Cette annonce est faite au moment même où la commission du World Oil Outlook 2018 rend son rapport perspectif qui insiste
sur la prédominance de l'énergie fossile dans le mix énergétique au moins d'ici
2040. La veille, le Joint Ministerial Monitoring Committee (JMMC) félicite l'Algérie et plus
particulièrement le président de la république Abdelaziz Bouteflika de l'effort
soutenu fait pour le maintien de la cohésion de l'OPEP, non seulement depuis la
rencontre d'Alger de 2016 mais aussi de son adhésion en 1969. Cela donne du
poids au PDG de Sonatrach qui s'exprimait au nom de
l'Algérie. Il s'est permis même de rappeler « Quand le baril était à 40
dollars, on ne savait pas où aller, on n'avait pas l'argent pour agir, et quand
il a atteint les 100 dollars, on a gaspillé l'argent, on investissait à tout
va, ce n'est pas normal ni rentable». Pour lui la fourchette défendue par Trump permettra à l'entreprise dont il a la charge de se
projeter à l'avenir sans pour autant gêner d'une manière ou d'une autre le
consommateur implicitement américain. Son message a été reçu 5 sur 5 puisque
répercuté amplement par les medias américains avant le discours de Trump devant l'assemblée Générale de l'ONU où la délégation
de l'Iran était présente. Ce qu'il a développé par la suite en s'exprimant dans
son état « enfant » dénote désormais d'une certaine indigence des analyses
perspectives en matière pétrolière et gazière. La raison logique est simple :
lorsque les prix sont bas l'équation économique des investisseurs est rompue.

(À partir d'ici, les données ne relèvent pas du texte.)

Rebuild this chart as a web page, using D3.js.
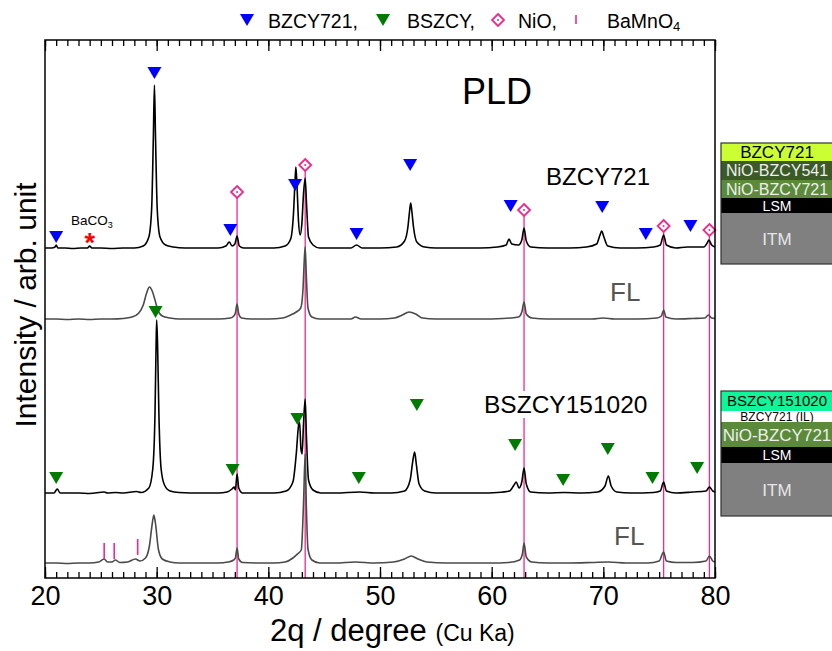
<!DOCTYPE html>
<html><head><meta charset="utf-8">
<script src="https://cdn.jsdelivr.net/npm/d3@7"></script>
<style>
html,body{margin:0;padding:0;background:#fff;}
svg{display:block;font-family:"Liberation Sans",Arial,Helvetica,sans-serif;}
</style></head>
<body><svg id="c" width="832" height="651"></svg>
<script>
// ---------- DATA ----------
const xDomain = [20, 80];
const xMajorTicks = [20, 30, 40, 50, 60, 70, 80];
const traceNames = ["BZCY721", "FL", "BSZCY151020", "FL"];
const traceOffsets = [329, 258, 84, 14];

const traceBZCY721 = [[20,1],[20.6,1],[20.9,2],[21.0,4],[21.15,1],[21.8,1],[22.5,0.5],[23.2,1],[23.8,1],[24.0,3],[24.2,1],[25,1],[26,0.5],[27,1],[28,1],[28.8,3],[29.3,12],[29.55,40],[29.7,110],[29.8,164],[29.9,110],[30.05,40],[30.3,12],[30.8,4],[31.5,2],[32.5,1],[34,1],[35.5,1],[36.2,3],[36.5,7],[36.75,3],[37.0,5],[37.2,13],[37.4,3],[37.8,1],[39,1],[40.5,1],[41.5,3],[42.0,10],[42.25,35],[42.4,70],[42.47,82],[42.58,60],[42.7,28],[42.85,14],[43.0,25],[43.15,55],[43.3,71],[43.42,45],[43.6,12],[44.0,4],[44.6,1],[46,1],[47.4,1],[47.9,4],[48.4,1],[50,1],[51.5,2],[52.2,8],[52.5,22],[52.65,38],[52.75,46],[52.85,38],[53.0,22],[53.3,7],[54,2],[55,1],[57,1],[59,1],[60.5,2],[61.3,4],[61.55,10],[61.8,5],[62.4,4],[62.7,9],[62.9,21],[63.1,8],[63.5,2],[65,1],[67,1],[68.5,2],[69.4,5],[69.7,14],[69.85,18],[70.05,12],[70.4,3],[71.5,1],[73,1],[74.5,2],[75.1,4],[75.4,14],[75.65,4],[76.5,1],[77.5,2],[78.2,2],[79.0,2],[79.3,6],[79.45,9],[79.7,4],[80,2]];
const traceFL1 = [[20,1],[21,1],[22,0.5],[23,1],[24,0.5],[25,1],[26,1],[27,1.5],[27.8,3],[28.4,7],[28.8,15],[29.1,27],[29.35,33],[29.6,29],[29.85,20],[30.1,10],[30.5,4],[31.2,2],[32,1],[34,1],[35.5,1],[36.6,2],[36.9,4],[37.05,7],[37.2,16],[37.35,6],[37.6,2],[38.5,1],[40,1],[41.3,2],[42.0,5],[42.5,8],[42.9,12],[43.1,30],[43.22,60],[43.3,73],[43.4,45],[43.55,12],[43.9,3],[44.6,1],[46,1],[47.4,1],[47.8,3],[48.3,1],[50,1],[51.3,2],[52.0,5],[52.6,8],[53.2,6],[53.8,2],[55,1],[57,1],[59,1],[61,1.5],[62.4,3],[62.7,8],[62.9,18],[63.1,6],[63.6,2],[65,1],[67,1],[69,1],[70,2],[71,1],[73,1],[74.8,2],[75.2,4],[75.4,10],[75.6,3],[76.5,1],[78,1.5],[79.1,2],[79.4,5],[79.7,2],[80,1.5]];
const traceBSZCY = [[20,1],[20.8,1],[21.1,5],[21.35,1],[22,1],[23,1],[24,0.5],[25.3,2],[25.6,1],[26.3,1.5],[27,1],[28.2,2.5],[28.6,1.5],[29.3,6],[29.65,25],[29.85,80],[29.95,150],[30.0,174],[30.08,150],[30.2,80],[30.4,25],[30.7,9],[31.2,3],[32,1.5],[34,1],[35.5,1],[36.3,2],[36.75,5],[36.95,7],[37.05,4],[37.2,20],[37.35,6],[37.7,1],[39,1],[40.5,1],[41.6,3],[42.2,12],[42.5,40],[42.7,68],[42.8,72],[42.92,45],[43.02,40],[43.15,70],[43.3,95],[43.42,55],[43.6,14],[44.0,4],[44.7,1],[46,1],[48.2,2],[49.5,1],[51,1],[52.2,3],[52.7,14],[52.95,34],[53.1,42],[53.25,30],[53.5,10],[54.0,3],[55,1],[57,1],[59,1],[60.5,1.5],[61.6,3],[62.0,9],[62.2,12],[62.45,6],[62.7,12],[62.9,26],[63.1,10],[63.5,2],[65,1],[66.5,1.5],[68,1],[69.5,2],[70.15,8],[70.45,18],[70.7,8],[71.2,2],[72.5,1],[74.5,1.5],[75.1,3],[75.4,12],[75.65,3],[76.5,1],[78,2],[79.2,3],[79.5,7],[79.8,3],[80,2]];
const traceFL2 = [[20,1],[21,1],[22,0.5],[23,1],[24,1],[24.8,2],[25.3,5],[25.6,2],[26.0,2],[26.3,4],[26.7,1.5],[27.4,2],[28.1,5],[28.5,3],[29.0,6],[29.35,18],[29.6,40],[29.75,49],[29.9,40],[30.15,15],[30.5,5],[31.2,2],[32,1],[34,1],[35.5,1],[36.4,2],[36.9,4],[37.05,6],[37.2,16],[37.35,5],[37.7,1.5],[39,1],[40.5,1],[41.5,2],[42.2,6],[42.6,10],[42.95,14],[43.15,60],[43.3,110],[43.4,60],[43.55,15],[43.9,4],[44.6,1],[46,1],[47.8,2],[49.5,1],[51.2,2],[52.2,5],[52.8,8],[53.4,5],[54.2,2],[56,1],[58,1],[60,1],[61.5,1.5],[62.5,4],[62.75,10],[62.9,21],[63.1,7],[63.6,2],[65,1],[67,1],[69,1.5],[70.5,2],[72,1],[74,1],[75.0,3],[75.4,12],[75.65,3],[76.5,1.5],[78,1.5],[79.2,3],[79.5,8],[79.8,3],[80,2]];

// phase markers [2theta, intensity]
const markBZCY721 = [[21.0,341],[29.8,505],[36.6,348],[42.4,393],[47.9,344],[52.7,413],[61.7,372],[69.9,371],[73.8,344],[77.8,352]];
const markBSZCY = [[21.0,100],[29.9,266],[36.8,108],[42.6,159],[48.1,100],[53.3,173],[62.1,133],[66.4,98],[70.4,129],[74.4,100],[78.4,110]];
const markNiO = [[37.2,386],[43.3,413],[62.9,368],[75.4,352],[79.5,348]];
const markBaMnO4 = [[25.3,19,35],[26.2,19,35],[28.3,23,39]];
const markBaCO3 = [[24.0,338]];

const legendLabels = ["BZCY721,", "BSZCY,", "NiO,", "BaMnO"];
const stackA = ["BZCY721", "NiO-BZCY541", "NiO-BZCY721", "LSM", "ITM"];
const stackB = ["BSZCY151020", "BZCY721 (IL)", "NiO-BZCY721", "LSM", "ITM"];

// ---------- DRAW ----------
const svg = d3.select("#c");
const L = 45, R = 715, T = 40, B = 578;
const x = d3.scaleLinear().domain(xDomain).range([L, R]);
const y = d3.scaleLinear().domain([0, B - T]).range([B, T]);

const PINK = "#ee2a8a", BLUE = "#0000ff", GREEN = "#007a00";
const FONT = '"Liberation Sans",Arial,Helvetica,sans-serif';

// NiO reference lines
markNiO.forEach(d => {
  svg.append("line").attr("x1", x(d[0])).attr("x2", x(d[0]))
    .attr("y1", y(d[1]) + 6).attr("y2", B)
    .attr("stroke", PINK).attr("stroke-width", 1.3);
});

// traces
const traces = [traceBZCY721, traceFL1, traceBSZCY, traceFL2];
const colors = ["#000", "#4a4a4a", "#000", "#4a4a4a"];
const line = d3.line().curve(d3.curveMonotoneX);
traces.forEach((t, i) => {
  svg.append("path")
    .attr("d", line(t.map(p => [x(p[0]), y(p[1] + traceOffsets[i])])))
    .attr("fill", "none").attr("stroke", colors[i]).attr("stroke-width", 1.6)
    .attr("stroke-linejoin", "round");
});

// triangles
const tri = (cx, cy, w, h) => `M${cx - w / 2},${cy - h / 2}L${cx + w / 2},${cy - h / 2}L${cx},${cy + h / 2}Z`;
markBZCY721.forEach(d => svg.append("path").attr("d", tri(x(d[0]), y(d[1]), 14, 12)).attr("fill", BLUE));
markBSZCY.forEach(d => svg.append("path").attr("d", tri(x(d[0]), y(d[1]), 14, 12)).attr("fill", GREEN));

// diamonds
const diamond = (g, cx, cy) => {
  g.append("path").attr("d", `M${cx},${cy - 6}L${cx + 6},${cy}L${cx},${cy + 6}L${cx - 6},${cy}Z`)
    .attr("fill", "#fff").attr("stroke", PINK).attr("stroke-width", 1.8);
  g.append("circle").attr("cx", cx).attr("cy", cy).attr("r", 1).attr("fill", PINK);
};
markNiO.forEach(d => diamond(svg, x(d[0]), y(d[1])));

// BaMnO4 ticks
markBaMnO4.forEach(d => svg.append("line").attr("x1", x(d[0])).attr("x2", x(d[0]))
  .attr("y1", y(d[1])).attr("y2", y(d[2])).attr("stroke", PINK).attr("stroke-width", 1.6));

// BaCO3 star + label
markBaCO3.forEach(d => {
  svg.append("text").attr("x", x(d[0])).attr("y", y(d[1]) + 12).attr("text-anchor", "middle")
    .attr("font-size", 27).attr("font-weight", "bold").attr("fill", "#ff0000").attr("font-family", FONT).text("*");
  const t = svg.append("text").attr("x", 71).attr("y", 225).attr("font-size", 13.5).attr("font-family", FONT);
  t.append("tspan").text("BaCO");
  t.append("tspan").attr("font-size", 9).attr("dy", 3).text("3");
});

// text labels
svg.append("text").attr("x", 462).attr("y", 104).attr("font-size", 36).attr("font-family", FONT).text("PLD");
svg.append("text").attr("x", 546).attr("y", 185).attr("font-size", 24).attr("font-family", FONT).text(traceNames[0]);
const bl = svg.append("text").attr("x", 484).attr("y", 413).attr("font-size", 24.5).attr("font-family", FONT).text(traceNames[2]);
const bb = bl.node().getBBox();
svg.insert("rect", "text").attr("x", bb.x - 2).attr("y", bb.y).attr("width", bb.width + 4).attr("height", bb.height).attr("fill", "#fff");
svg.append("text").attr("x", 610).attr("y", 301).attr("font-size", 26).attr("fill", "#555").attr("font-family", FONT).text(traceNames[1]);
svg.append("text").attr("x", 614).attr("y", 545).attr("font-size", 26).attr("fill", "#555").attr("font-family", FONT).text(traceNames[3]);

// frame
svg.append("rect").attr("x", L).attr("y", T).attr("width", R - L).attr("height", B - T)
  .attr("fill", "none").attr("stroke", "#000").attr("stroke-width", 1.5);

// axes (inward ticks)
const minorTicks = d3.range(xDomain[0], xDomain[1] + 1, 1);
const gB = svg.append("g").attr("transform", `translate(0,${B})`);
gB.call(d3.axisBottom(x).tickValues(minorTicks).tickSizeInner(-6).tickSizeOuter(0).tickFormat(""));
gB.call(g => g.select(".domain").remove());
const gB2 = svg.append("g").attr("transform", `translate(0,${B})`);
gB2.call(d3.axisBottom(x).tickValues(xMajorTicks).tickSizeInner(-11).tickSizeOuter(0).tickPadding(8).tickFormat(d3.format("d")));
gB2.call(g => g.select(".domain").remove());
gB2.selectAll("text").attr("font-size", 27).attr("font-family", FONT).attr("fill", "#000");
const gT = svg.append("g").attr("transform", `translate(0,${T})`);
gT.call(d3.axisTop(x).tickValues(minorTicks).tickSizeInner(-6).tickSizeOuter(0).tickFormat(""));
gT.call(g => g.select(".domain").remove());
const gT2 = svg.append("g").attr("transform", `translate(0,${T})`);
gT2.call(d3.axisTop(x).tickValues(xMajorTicks).tickSizeInner(-11).tickSizeOuter(0).tickFormat(""));
gT2.call(g => g.select(".domain").remove());
svg.selectAll(".tick line").attr("stroke", "#000").attr("stroke-width", 1.3);

// axis titles
const xt = svg.append("text").attr("x", 270).attr("y", 641).attr("font-family", FONT).attr("font-size", 31);
xt.append("tspan").text("2q / degree ");
xt.append("tspan").attr("font-size", 23).text("(Cu Ka)");
svg.append("text").attr("transform", "translate(36,305) rotate(-90)").attr("text-anchor", "middle")
  .attr("font-family", FONT).attr("font-size", 30).text("Intensity / arb. unit");

// legend
const ly = 20;
svg.append("path").attr("d", tri(247, ly, 14, 12)).attr("fill", BLUE);
svg.append("path").attr("d", tri(383, ly, 14, 12)).attr("fill", GREEN);
diamond(svg, 498, ly);
svg.append("line").attr("x1", 576).attr("x2", 576).attr("y1", ly - 5).attr("y2", ly + 4).attr("stroke", PINK).attr("stroke-width", 1.6);
const lx = [268, 407, 518, 607];
legendLabels.forEach((s, i) => {
  const t = svg.append("text").attr("x", lx[i]).attr("y", 28).attr("font-size", 19.5).attr("font-family", FONT).text(s);
  if (i === 3) t.append("tspan").attr("font-size", 13).attr("dy", 3).text("4");
});

// layer stacks
function stack(labels, top, heights, fills, textFills, sizes) {
  let yy = top;
  const g = svg.append("g");
  labels.forEach((s, i) => {
    g.append("rect").attr("x", 721).attr("y", yy).attr("width", 120).attr("height", heights[i]).attr("fill", fills[i]);
    g.append("text").attr("x", 777).attr("y", yy + heights[i] / 2).attr("dy", "0.36em")
      .attr("text-anchor", "middle").attr("font-size", sizes[i]).attr("font-family", FONT)
      .attr("fill", textFills[i]).text(s);
    yy += heights[i];
  });
  g.append("rect").attr("x", 721).attr("y", top).attr("width", 120).attr("height", yy - top)
    .attr("fill", "none").attr("stroke", "#333").attr("stroke-width", 1.2);
}
stack(stackA, 143, [18, 19, 18, 15, 51],
  ["#ccff33", "#3b5a28", "#5b8b3a", "#000", "#808080"],
  ["#000", "#eee", "#eee", "#fff", "#e6e6e6"], [17, 16, 16, 14, 17]);
stack(stackB, 391, [20, 11, 25, 16, 53],
  ["#11f59a", "#fff", "#5b8b3a", "#000", "#808080"],
  ["#000", "#000", "#eee", "#fff", "#e6e6e6"], [15, 12, 17, 14, 17]);
</script></body></html>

Cela voudra dire qu'ils obtiennent une valeur actuelle nette négative qui ne
compenserait pas leurs dépenses et par voie de conséquence désertent le
domaine. C'est la principale préoccupation du monde pétrolier et gazier puisque
la dernière chute drastique du prix du baril a fait perdre prés
de 1000 milliards de capitaux destinés à l'activité recherche. Par contre,
lorsque les prix sont hauts, les investisseurs se bousculent pour placer leur
argent et la redynamisation du secteur reprend et les reserves
avec. Cette fourchette du plus bas au plus haut dépendra primordialement et
principalement de l'offre et de la demande et par ricochet aux facteurs
géopolitiques. Pourquoi ce ricochet ? Parce que ces événements affectent
d'abord l'offre dans un sens ou dans un autre.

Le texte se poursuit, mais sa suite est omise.